Sparkplug Farm is a 30-acre diversified vegetable farm on Vinalhaven Island, located off the coast of Maine. Farmers Sara Hodges and John Wright began the farm in 2012 after earning Bachelors degrees from Warren Wilson College and apprenticing through the Maine Organic Farmers and Gardeners Association (MOFGA). John and Sara currently hold a five year lease on 30 acres with 5 acres currently in production. They follow organic practices, but are not certified as such.
Vinalhaven Island has a year-round population of 1,000 residents, presenting both an unique challenge and opportunity. The farm currently supports a 70 member CSA, in addition to wholesale accounts and a weekly farmer’s market. Because of the small year round population Sara and John are able to work more directly with the community to tailor to the year round demand while also working to grow crops specifically for the summer community. Currently mesclun mix, tomatoes, and garlic are the top value crops for the farm. Shipping to and from the mainland raises costs anywhere from 10-20%, meaning it isn’t currently feasible (or needed) to sell off the island. These costs also means that John and Sara need to pay special attention to logistics, as getting fertilizer or other supplies on short notice can be both expensive and time consuming.

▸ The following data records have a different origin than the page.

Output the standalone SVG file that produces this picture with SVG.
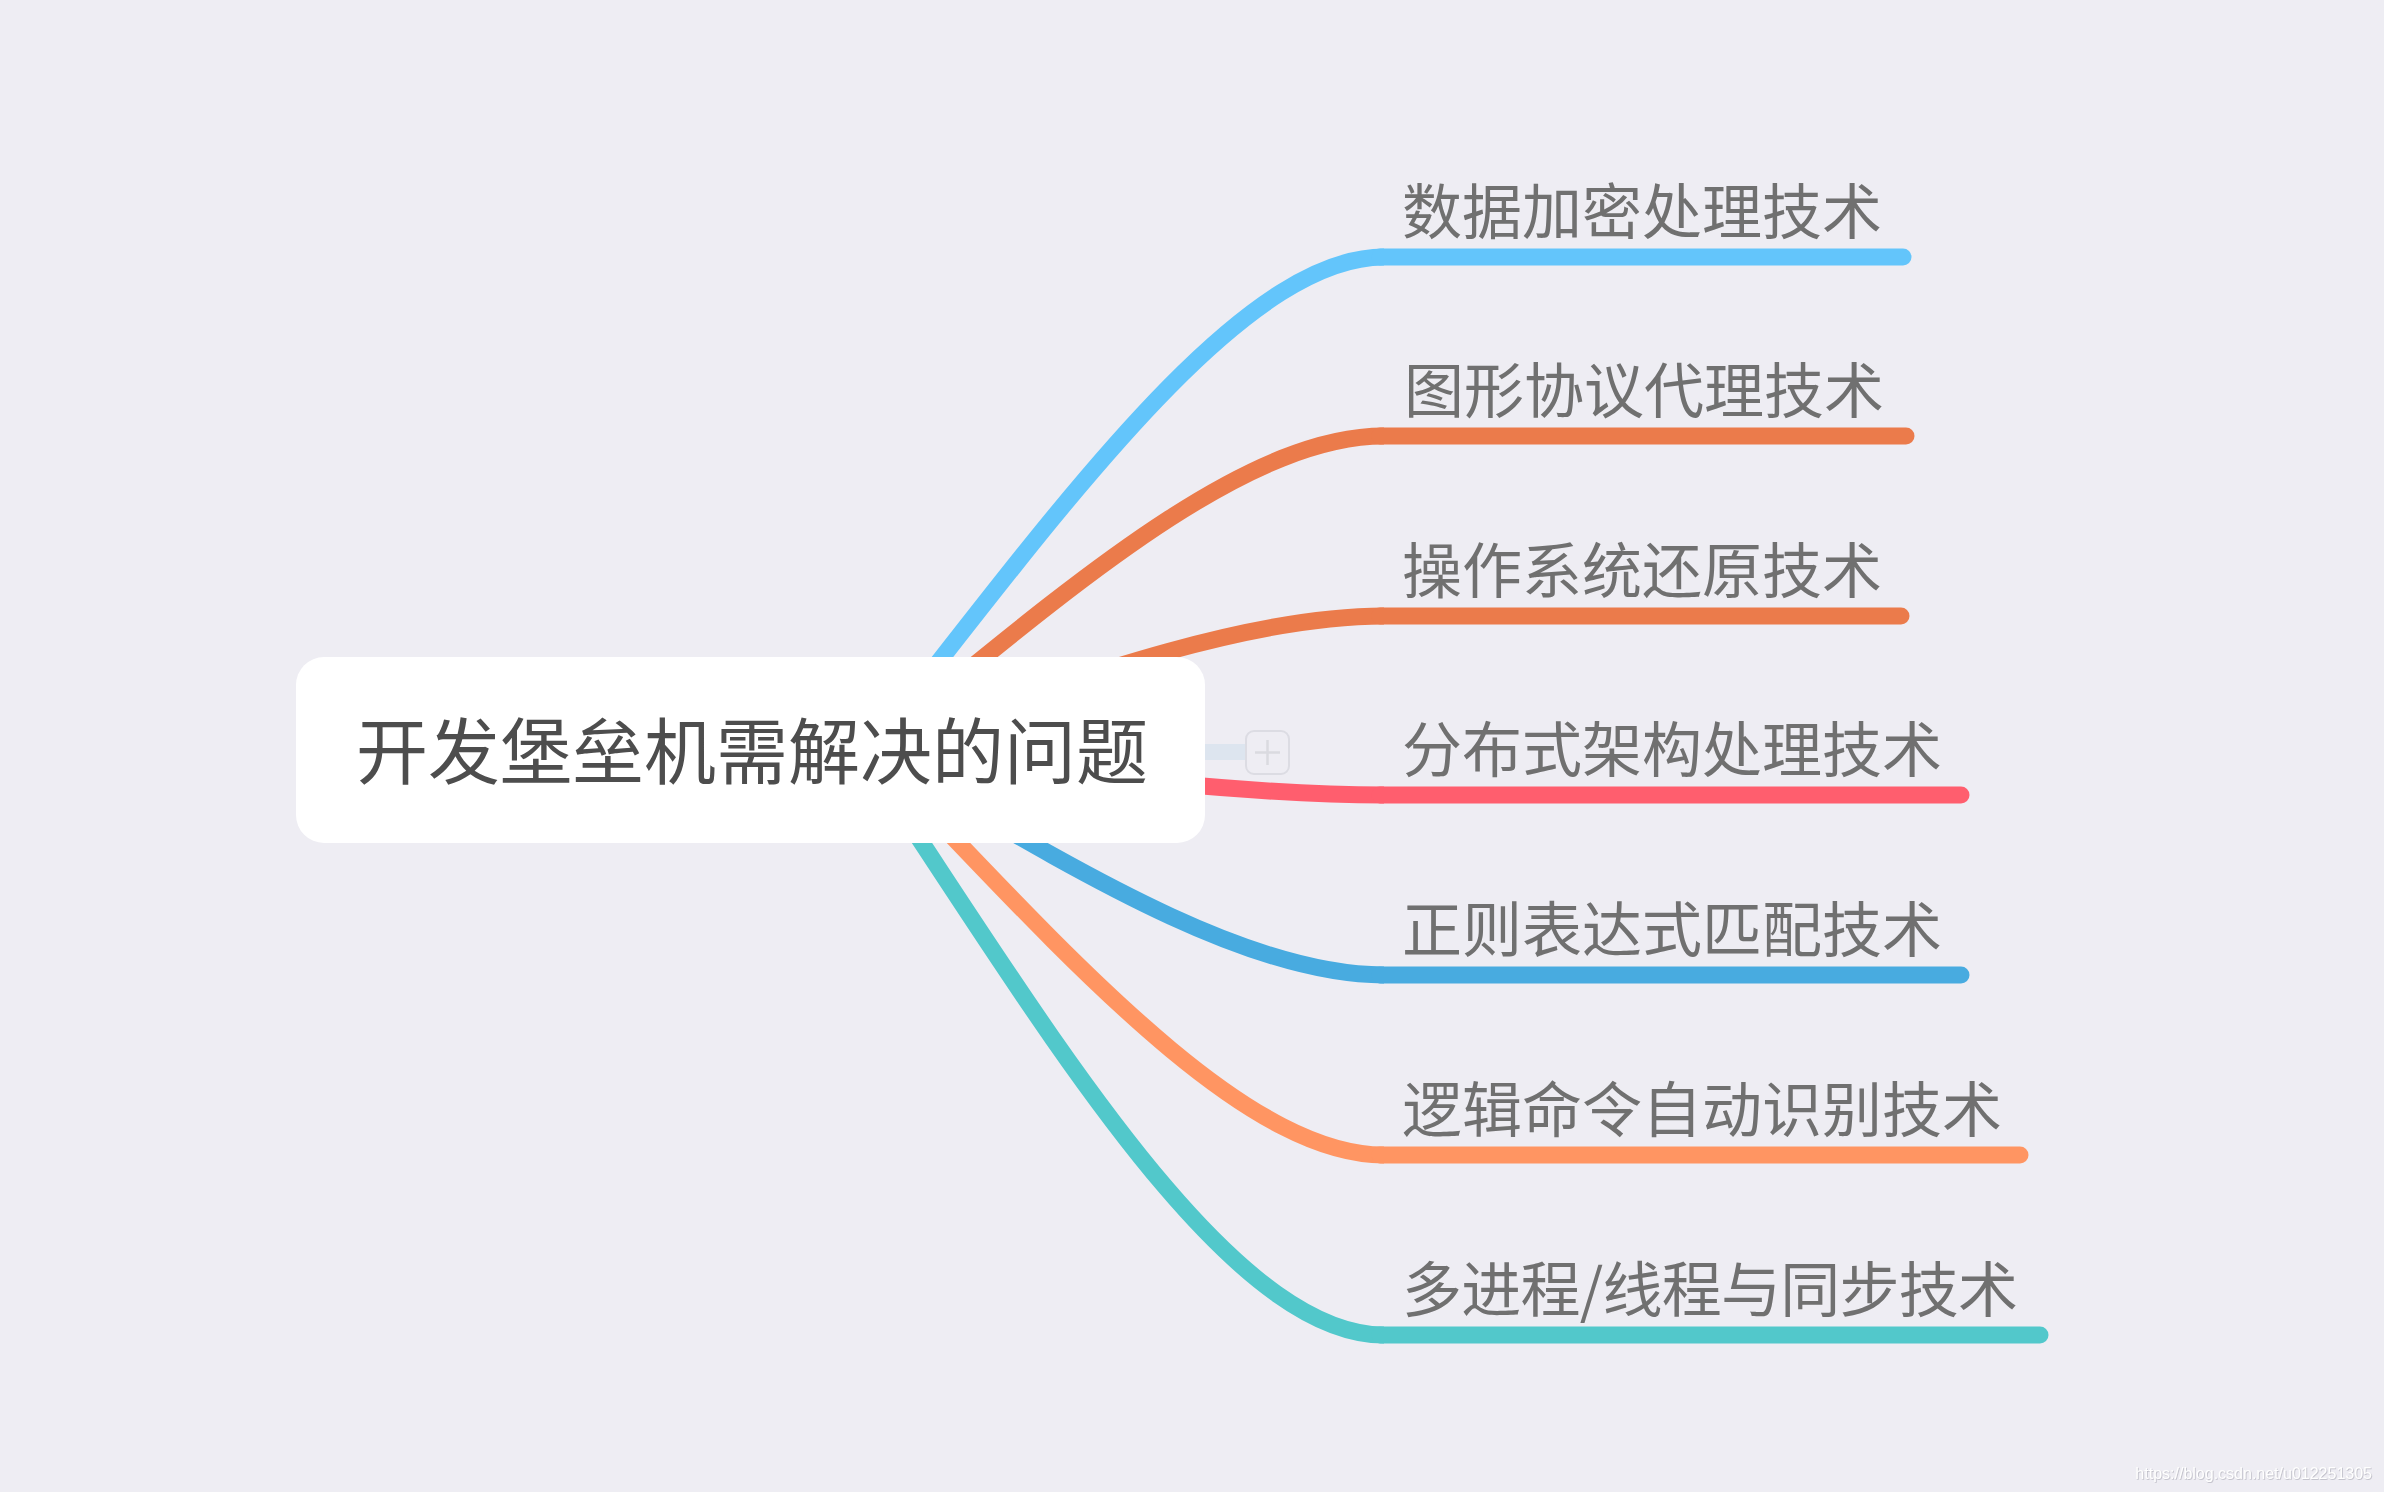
<svg xmlns="http://www.w3.org/2000/svg" width="2384" height="1492" viewBox="0 0 2384 1492">
<style>
.conn{fill:none;stroke-width:17;stroke-linecap:butt}
.under{fill:none;stroke-width:17;stroke-linecap:round}
.label{font-family:"Noto Sans CJK SC","Noto Sans",sans-serif;font-size:60px;fill:#707070}
.root{font-family:"Noto Sans CJK SC","Noto Sans",sans-serif;font-size:72px;fill:#4d4d4d}
.wm{font-family:"Liberation Sans",Arial,sans-serif;font-size:16px;fill:#ffffff}
</style>
<defs>
<filter id="sh" x="-5%" y="-50%" width="110%" height="200%">
<feDropShadow dx="0.8" dy="0.8" stdDeviation="0.6" flood-color="#9a9aa6" flood-opacity="0.6"/>
</filter>
</defs>
<rect x="0" y="0" width="2384" height="1492" fill="#eeedf3"/>
<g id="connectors">
<path class="conn" stroke="#63c5fb" d="M870 750 C1060 508 1240 257 1384 257"/>
<path class="conn" stroke="#eb7b4b" d="M870 750 C1060 596 1240 436 1384 436"/>
<path class="conn" stroke="#eb7b4b" d="M870 750 C1060 684 1240 616 1384 616"/>
<path class="conn" stroke="#ff5e6e" d="M870 750 C1060 772 1240 795 1384 795"/>
<path class="conn" stroke="#48abe0" d="M870 750 C1060 860 1240 975 1384 975"/>
<path class="conn" stroke="#ff9562" d="M870 750 C1060 948 1240 1155 1384 1155"/>
<path class="conn" stroke="#52c8cb" d="M860 750 C1030 1000 1220 1335 1384 1335"/>
<path fill="none" stroke="#dde5ef" stroke-width="16" d="M1200 752 L1246 752"/>
</g>
<g id="root">
<rect x="296" y="657" width="909" height="186" rx="28" ry="28" fill="#ffffff"/>
<text class="root" x="752" y="778" text-anchor="middle">开发堡垒机需解决的问题</text>
</g>
<g id="collapse">
<rect x="1246" y="731" width="43" height="43" rx="8" fill="#eeedf3" stroke="#dcdce3" stroke-width="2"/>
<path d="M1255 752.5 H1280 M1267.5 740 V765" stroke="#dadae0" stroke-width="2.5" fill="none"/>
</g>
<g id="n1">
<path class="under" stroke="#63c5fb" d="M1380 257 H1903"/>
<text class="label" x="1402" y="234">数据加密处理技术</text>
</g>
<g id="n2">
<path class="under" stroke="#eb7b4b" d="M1380 436 H1906"/>
<text class="label" x="1404" y="413">图形协议代理技术</text>
</g>
<g id="n3">
<path class="under" stroke="#eb7b4b" d="M1380 616 H1901"/>
<text class="label" x="1402" y="593">操作系统还原技术</text>
</g>
<g id="n4">
<path class="under" stroke="#ff5e6e" d="M1380 795 H1961"/>
<text class="label" x="1402" y="772">分布式架构处理技术</text>
</g>
<g id="n5">
<path class="under" stroke="#48abe0" d="M1380 975 H1961"/>
<text class="label" x="1402" y="952">正则表达式匹配技术</text>
</g>
<g id="n6">
<path class="under" stroke="#ff9562" d="M1380 1155 H2020"/>
<text class="label" x="1402" y="1132">逻辑命令自动识别技术</text>
</g>
<g id="n7">
<path class="under" stroke="#52c8cb" d="M1380 1335 H2040"/>
<text class="label" x="1402" y="1312" textLength="616" lengthAdjust="spacing">多进程/线程与同步技术</text>
</g>
<text class="wm" x="2372" y="1479" text-anchor="end" filter="url(#sh)">https://blog.csdn.net/u012251305</text>
</svg>
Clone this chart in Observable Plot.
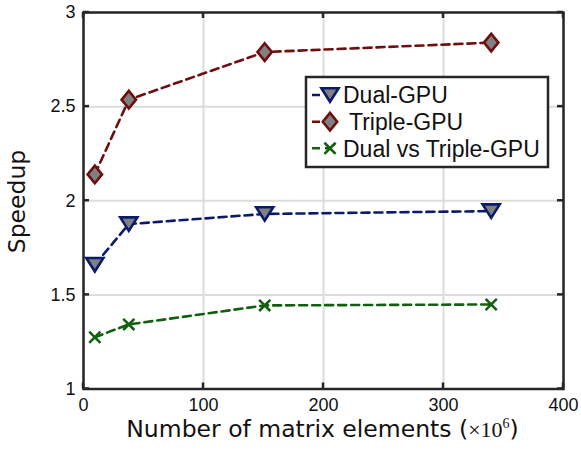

In addition to expanding vegetable production to seven acres to allow for greater cover crop rotation they are also planning to build a certified milk room/parlor as well as a certified chicken processing shed. The decision to add livestock comes in response to feedback from the community, and they are hoping to process 1,000 meat birds next year, in addition to adding two milking cows, and 100 laying hens. The certification process is done through the state, and while not technically difficult, the process requires careful planning as to stay on budget and within the time frame in order to have the new aspects of the farm up and running for next season. John and Sara both work part time off the farm during the winter, but the joy of being outside, self-employed and providing fresh, local produce to the community keep them coming back for more.